The BrocktonPost
BROCKTON--The U.S. Attorney's Office in Boston has announced the U.S. Justice Department's Division of Civil Rights has filed a lawsuit against the City of Brockton and state of Massachusetts for allegedly violating the rights of an Iraq War veteran who was denied a promotion to sergeant and barred from taking the lieutenant's exam.
In a prepared statement released today, U.S. Attorney Carmen M. Ortiz said, “our service men and women make the ultimate sacrifice by serving our country.
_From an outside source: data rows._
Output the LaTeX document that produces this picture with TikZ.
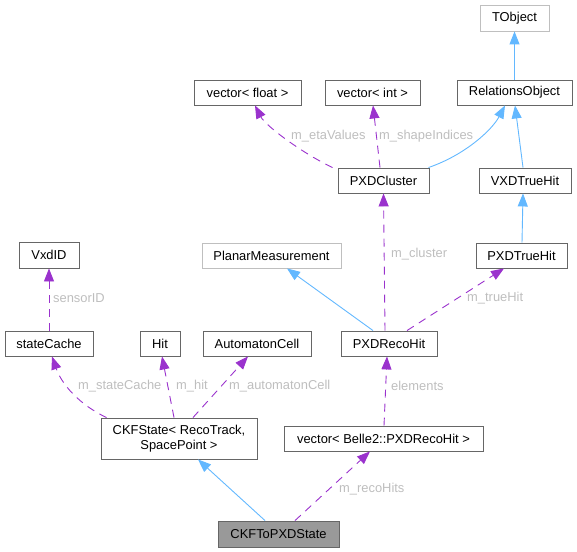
\documentclass[tikz,border=0pt]{standalone}
\usepackage{fontspec}
\setmainfont{Liberation Sans}
\usetikzlibrary{arrows.meta}
\definecolor{edgeblue}{HTML}{63B8FF}
\definecolor{edgepurple}{HTML}{9A32CD}
\definecolor{boxborder}{HTML}{666666}
\definecolor{lightborder}{HTML}{BFBFBF}
\definecolor{labelgray}{HTML}{BEBEBE}
\definecolor{focusfill}{HTML}{999999}
\begin{document}
\begin{tikzpicture}[x=1bp,y=-1bp,
  every node/.style={font=\fontsize{12.9bp}{15bp}\selectfont},
  cbox/.style={draw=boxborder,line width=0.9bp,inner sep=0pt,fill=white},
  lbox/.style={draw=lightborder,line width=0.9bp,inner sep=0pt,fill=white},
  inherit/.style={draw=edgeblue,line width=0.9bp,-{Triangle[length=13bp,width=10bp,fill=edgeblue]}},
  uses/.style={draw=edgepurple,line width=0.9bp,dash pattern=on 8bp off 6bp,-{Triangle[length=13bp,width=10bp,fill=edgepurple]}},
  elabel/.style={text=labelgray,anchor=west,inner sep=0pt}
]
\useasboundingbox (0,0) rectangle (577,552);
% nodes
\node[lbox,minimum width=69bp,minimum height=26bp] (TObject) at (514.5,18) {TObject};
\node[cbox,minimum width=115bp,minimum height=25bp] (RelationsObject) at (514.5,92.5) {RelationsObject};
\node[cbox,minimum width=107bp,minimum height=25bp] (vecfloat) at (247.5,92.5) {vector< float >};
\node[cbox,minimum width=95bp,minimum height=25bp] (vecint) at (372.5,92.5) {vector< int >};
\node[cbox,minimum width=91bp,minimum height=25bp] (PXDCluster) at (383.5,180.5) {PXDCluster};
\node[cbox,minimum width=92bp,minimum height=25bp] (VXDTrueHit) at (525,180.5) {VXDTrueHit};
\node[cbox,minimum width=60bp,minimum height=26bp] (VxdID) at (49,255) {VxdID};
\node[lbox,minimum width=139bp,minimum height=25bp] (Planar) at (271.5,255.5) {PlanarMeasurement};
\node[cbox,minimum width=91bp,minimum height=25bp] (PXDTrueHit) at (521.5,255.5) {PXDTrueHit};
\node[cbox,minimum width=88bp,minimum height=25bp] (stateCache) at (49,343.5) {stateCache};
\node[cbox,minimum width=40bp,minimum height=25bp] (Hit) at (160,343.5) {Hit};
\node[cbox,minimum width=108bp,minimum height=25bp] (AutomatonCell) at (257,343.5) {AutomatonCell};
\node[cbox,minimum width=96bp,minimum height=25bp] (PXDRecoHit) at (389,343.5) {PXDRecoHit};
\node[cbox,minimum width=156bp,minimum height=41bp,align=center] (CKFState) at (179,438.5) {CKFState< RecoTrack,\\SpacePoint >};
\node[cbox,minimum width=199bp,minimum height=25bp] (vecBelle) at (383.5,438.5) {vector< Belle2::PXDRecoHit >};
\node[cbox,fill=focusfill,minimum width=121bp,minimum height=26bp] (CKFToPXD) at (278.5,534) {CKFToPXDState};
% inheritance edges
\draw[inherit] (RelationsObject.north) -- (TObject.south);
\draw[inherit] ([xshift=-1bp]PXDCluster.north east) .. controls (465,155) and (492,130) .. ([xshift=-9.5bp]RelationsObject.south);
\draw[inherit] ([xshift=-2bp]VXDTrueHit.north) -- ([xshift=0.5bp]RelationsObject.south);
\draw[inherit] ([xshift=0.5bp]PXDTrueHit.north) -- ([xshift=-2bp]VXDTrueHit.south);
\draw[inherit] ([xshift=-16bp]PXDRecoHit.north) -- ([xshift=15.5bp]Planar.south);
\draw[inherit] ([xshift=-13.5bp]CKFToPXD.north) -- ([xshift=19bp]CKFState.south);
% usage edges
\draw[uses] ([xshift=-5bp]PXDCluster.north west) .. controls (300,152) and (265,125) .. ([xshift=7.5bp]vecfloat.south);
\draw[uses] ([xshift=-3.5bp]PXDCluster.north) -- ([xshift=0.5bp]vecint.south);
\draw[uses] ([xshift=-4bp]PXDRecoHit.north) -- (PXDCluster.south);
\draw[uses] ([xshift=18bp]PXDRecoHit.north) -- ([xshift=-17.5bp]PXDTrueHit.south);
\draw[uses] (stateCache.north) -- (VxdID.south);
\draw[uses] ([xshift=6bp]CKFState.north west) .. controls (80,405) and (62,385) .. ([xshift=3bp]stateCache.south);
\draw[uses] ([xshift=-5bp]CKFState.north) -- ([xshift=2bp]Hit.south);
\draw[uses] ([xshift=14bp]CKFState.north) -- ([xshift=-9bp]AutomatonCell.south);
\draw[uses] ([xshift=0.5bp]vecBelle.north) -- ([xshift=-2bp]PXDRecoHit.south);
\draw[uses] ([xshift=16.5bp]CKFToPXD.north) -- ([xshift=-13.5bp]vecBelle.south);
% edge labels
\node[elabel] (lEta) at (291,136) {m\_etaValues};
\node[elabel] (lShape) at (379,136) {m\_shapeIndices};
\node[elabel] (lCluster) at (391,254) {m\_cluster};
\node[elabel] (lTrue) at (467,298) {m\_trueHit};
\node[elabel] (lSensor) at (53,298) {sensorID};
\node[elabel] (lState) at (78,386) {m\_stateCache};
\node[elabel] (lHit) at (176,386) {m\_hit};
\node[elabel] (lAuto) at (229,386) {m\_automatonCell};
\node[elabel] (lElem) at (391,386) {elements};
\node[elabel] (lReco) at (339,489) {m\_recoHits};
\end{tikzpicture}
\end{document}
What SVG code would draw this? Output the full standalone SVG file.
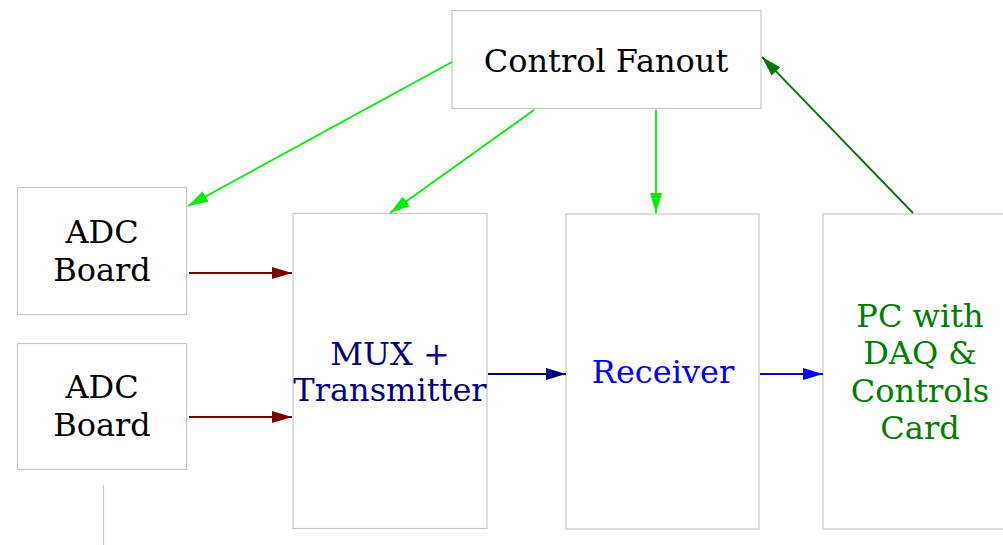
<svg xmlns="http://www.w3.org/2000/svg" width="1003" height="545" viewBox="0 0 1003 545">
<style>
.box{fill:#fff;stroke:#c8c8c8;stroke-width:1.2}
text{font-family:"DejaVu Serif",serif;font-size:32px;text-anchor:middle}
.e{fill:none;stroke-width:1.8}
</style>
<defs>
<marker id="ag" viewBox="0 0 20 14" refX="20" refY="7" markerWidth="20" markerHeight="14" orient="auto" markerUnits="userSpaceOnUse"><path d="M0,1 L20,7 L0,13 z" fill="#00ee00"/></marker>
<marker id="agd" viewBox="0 0 20 14" refX="20" refY="7" markerWidth="20" markerHeight="14" orient="auto" markerUnits="userSpaceOnUse"><path d="M0,1 L20,7 L0,13 z" fill="#007a00"/></marker>
<marker id="ar" viewBox="0 0 20 14" refX="20" refY="7" markerWidth="20" markerHeight="14" orient="auto" markerUnits="userSpaceOnUse"><path d="M0,1 L20,7 L0,13 z" fill="#7a0000"/></marker>
<marker id="an" viewBox="0 0 20 14" refX="20" refY="7" markerWidth="20" markerHeight="14" orient="auto" markerUnits="userSpaceOnUse"><path d="M0,1 L20,7 L0,13 z" fill="#000080"/></marker>
<marker id="ab" viewBox="0 0 20 14" refX="20" refY="7" markerWidth="20" markerHeight="14" orient="auto" markerUnits="userSpaceOnUse"><path d="M0,1 L20,7 L0,13 z" fill="#0000ff"/></marker>
</defs>
<g id="fanout"><rect class="box" x="452" y="10.5" width="309" height="98"/><text x="606" y="72">Control Fanout</text></g>
<g id="adc1"><rect class="box" x="17.5" y="187.5" width="169" height="127"/><text x="102" y="243">ADC</text><text x="102" y="281">Board</text></g>
<g id="adc2"><rect class="box" x="17.5" y="343.5" width="169" height="126"/><text x="102" y="398">ADC</text><text x="102" y="436">Board</text></g>
<g id="mux"><rect class="box" x="293" y="213.5" width="194" height="315"/><text x="390" y="365" fill="#000080">MUX +</text><text x="390" y="401" fill="#000080">Transmitter</text></g>
<g id="receiver"><rect class="box" x="566" y="214" width="193" height="315"/><text x="663" y="383" fill="#0000ff">Receiver</text></g>
<g id="pc"><rect class="box" x="823" y="214" width="200" height="315"/><text x="920" y="327" fill="#008000">PC with</text><text x="920" y="364" fill="#008000">DAQ &amp;</text><text x="920" y="402" fill="#008000">Controls</text><text x="920" y="439" fill="#008000">Card</text></g>
<g id="connectors">
<line class="e" x1="452" y1="62" x2="188" y2="206" stroke="#00ee00" marker-end="url(#ag)"/>
<line class="e" x1="534" y1="110" x2="390" y2="213" stroke="#00ee00" marker-end="url(#ag)"/>
<line class="e" x1="656" y1="110" x2="656" y2="213" stroke="#00ee00" marker-end="url(#ag)"/>
<line class="e" x1="913" y1="213" x2="762" y2="57" stroke="#007a00" marker-end="url(#agd)"/>
<line class="e" x1="189" y1="273" x2="292" y2="273" stroke="#7a0000" marker-end="url(#ar)"/>
<line class="e" x1="189" y1="417" x2="292" y2="417" stroke="#7a0000" marker-end="url(#ar)"/>
<line class="e" x1="488" y1="374" x2="566" y2="374" stroke="#000080" marker-end="url(#an)"/>
<line class="e" x1="760" y1="374" x2="823" y2="374" stroke="#0000ff" marker-end="url(#ab)"/>
<line x1="103.5" y1="485" x2="103.5" y2="545" stroke="#c8c8c8" stroke-width="1.2"/>
</g>
</svg>
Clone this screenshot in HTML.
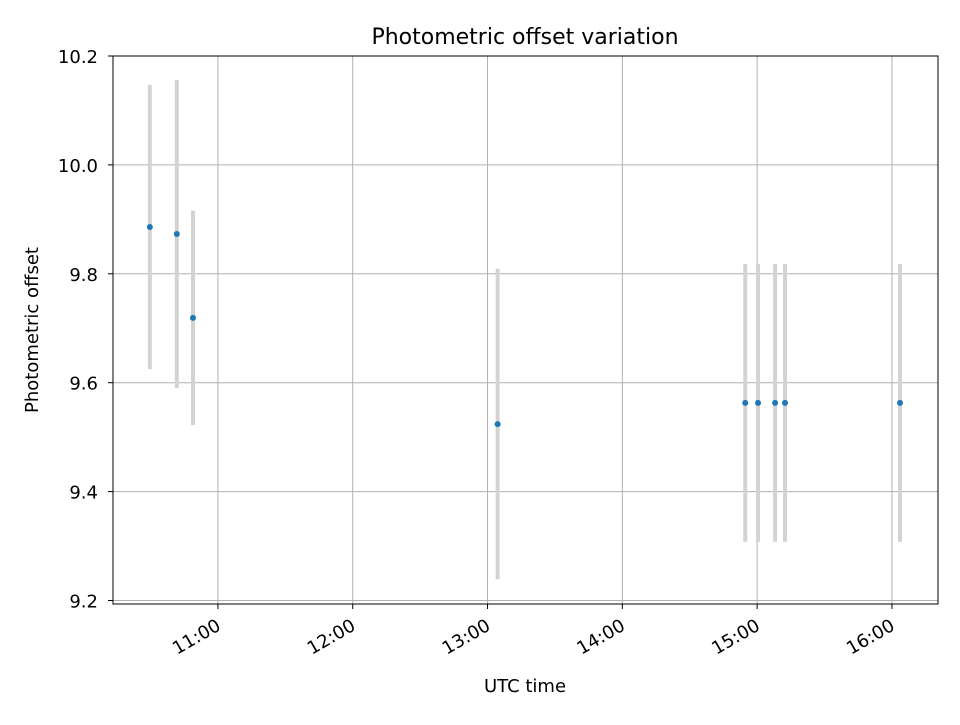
<!DOCTYPE html>
<html><head><meta charset="utf-8"><style>
body{margin:0;background:#fff;}
svg text{font-family:"DejaVu Sans","Liberation Sans",sans-serif;}
</style></head><body>
<svg id="chart" width="960" height="720" xmlns="http://www.w3.org/2000/svg">
<rect width="960" height="720" fill="#fff"/>
<g id="grid"></g><g id="bars"></g><g id="pts"></g><g id="axes"></g>
<text x="525" y="44" text-anchor="middle" font-size="22">Photometric offset variation</text>
<text x="525" y="692" text-anchor="middle" font-size="18">UTC time</text>
<text transform="translate(38,330) rotate(-90)" text-anchor="middle" font-size="18">Photometric offset</text>
</svg>
<script>
// times in minutes after midnight (UTC)
const times=[629.7,641.7,648.9,784.5,894.7,900.4,908,912.4,963.6];
const offsets=[9.886,9.873,9.719,9.524,9.563,9.563,9.563,9.563,9.563];
const errors=[0.261,0.283,0.197,0.285,0.255,0.255,0.255,0.255,0.255];
const yTicks=[9.2,9.4,9.6,9.8,10.0,10.2];
const xTicks=[660,720,780,840,900,960];
const xTickLabels=["11:00","12:00","13:00","14:00","15:00","16:00"];
const L=113,R=938,T=56,B=604;
const xMin=613.3,xMax=980.5,yMin=9.1936,yMax=10.2;
const X=t=>L+(t-xMin)/(xMax-xMin)*(R-L);
const Y=v=>B-(v-yMin)/(yMax-yMin)*(B-T);
const NS="http://www.w3.org/2000/svg";
function mk(p,tag,a){const e=document.createElementNS(NS,tag);for(const k in a)e.setAttribute(k,a[k]);document.getElementById(p).appendChild(e);return e;}
yTicks.forEach(v=>{const y=Y(v);
 const g=mk('grid','line',{x1:L,x2:R,y1:y,y2:y,stroke:'#b0b0b0','stroke-width':1});
 
 
 const t=mk('axes','line',{x1:L-5,x2:L,y1:y,y2:y,stroke:'#000'});
 
 
 const l=mk('axes','text',{x:L-15,y:y+7,'text-anchor':'end','font-size':18});
 l.textContent=v.toFixed(1);
 
 
});
xTicks.forEach((v,i)=>{const x=X(v);
 const g=mk('grid','line',{x1:x,x2:x,y1:T,y2:B,stroke:'#b0b0b0','stroke-width':1});
 
 
 const t=mk('axes','line',{x1:x,x2:x,y1:B,y2:B+5,stroke:'#000'});
 
 
 const l=mk('axes','text',{transform:`translate(${x+4},${B+25}) rotate(-30)`,'text-anchor':'end','font-size':18});
 l.textContent=xTickLabels[i];
 
 
});
times.forEach((t,i)=>{const x=X(t);
 const b=mk('bars','line',{x1:x,x2:x,y1:Y(offsets[i]+errors[i]),y2:Y(offsets[i]-errors[i]),stroke:'#d3d3d3','stroke-width':4});
 
 
 const c=mk('pts','circle',{cx:x,cy:Y(offsets[i]),r:3,fill:'#1f77b4'});
 
 
});
const f=mk('axes','rect',{x:L,y:T,width:R-L,height:B-T,fill:'none',stroke:'#000','stroke-width':1});


</script>
</body></html>
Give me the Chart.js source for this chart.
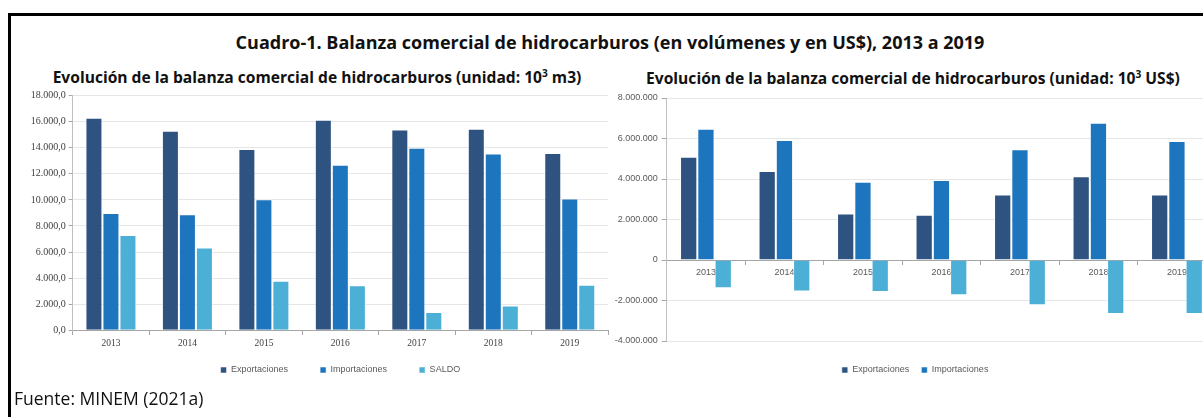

We cannot allow employers to disadvantage them based on their military service or military status.”
The lawsuit alleges that the defendants violated Brockton Police Sergeant Brian Benvie’s rights as a military servicemen under the Uniformed Services Employment and Reemployment Rights Act of 1994 when Brockton and the state of Massachusetts failed to fully recognize the retroactive promotion to sergeant Benvie earned after taking a make-up promotional exam upon his return from active duty military service in Iraq in 2007.
The U.S. Attorney claims Benvie’s score on the exam placed him at the top of the promotional list, and he was promoted to sergeant in July 2008.
Benvie subsequently learned that another patrolman with a score lower than his had been promoted to sergeant in October 2007.
After initially refusing, the city officials eventually retroactively adjusted Benvie’s promotion to the date he would have been promoted except for his military service.
However, the statement says, the city subsequently failed to give full effect to that promotion by denying Benvie the opportunity to take the lieutenants’ promotional exam.
Among other things, the suit seeks to provide Benvie with a makeup exam for the lieutenants’ promotional exam that he was not permitted to take; place Benvie on the appropriate eligibility list based on his score on the lieutenants’ exam; and, should his score merit it, retroactively promote Benvie to lieutenant with all of the rights, benefits, and seniority that he would have enjoyed if he had been permitted to take the exam in October 2008 and had achieved the same score.
According to the statement the lawsuit arose as a result of a complaint Benvie filed with the U.S. Department of Labor.
After an investigation, the Department of Labor determined Benvie’s complaint had merit and referred the matter to the Justice Department.
According to the U.S. Office of Special Counsel the Uniformed Services Employment and Reemployment Rights Act of 1994 is a federal law intended to ensure that persons who serve or have served in the Armed Forces, Reserves, National Guard or other “uniformed services:” (1) are not disadvantaged in their civilian careers because of their service; (2) are promptly reemployed in their civilian jobs upon their return from duty; and (3) are not discriminated against in employment based on past, present, or future military service.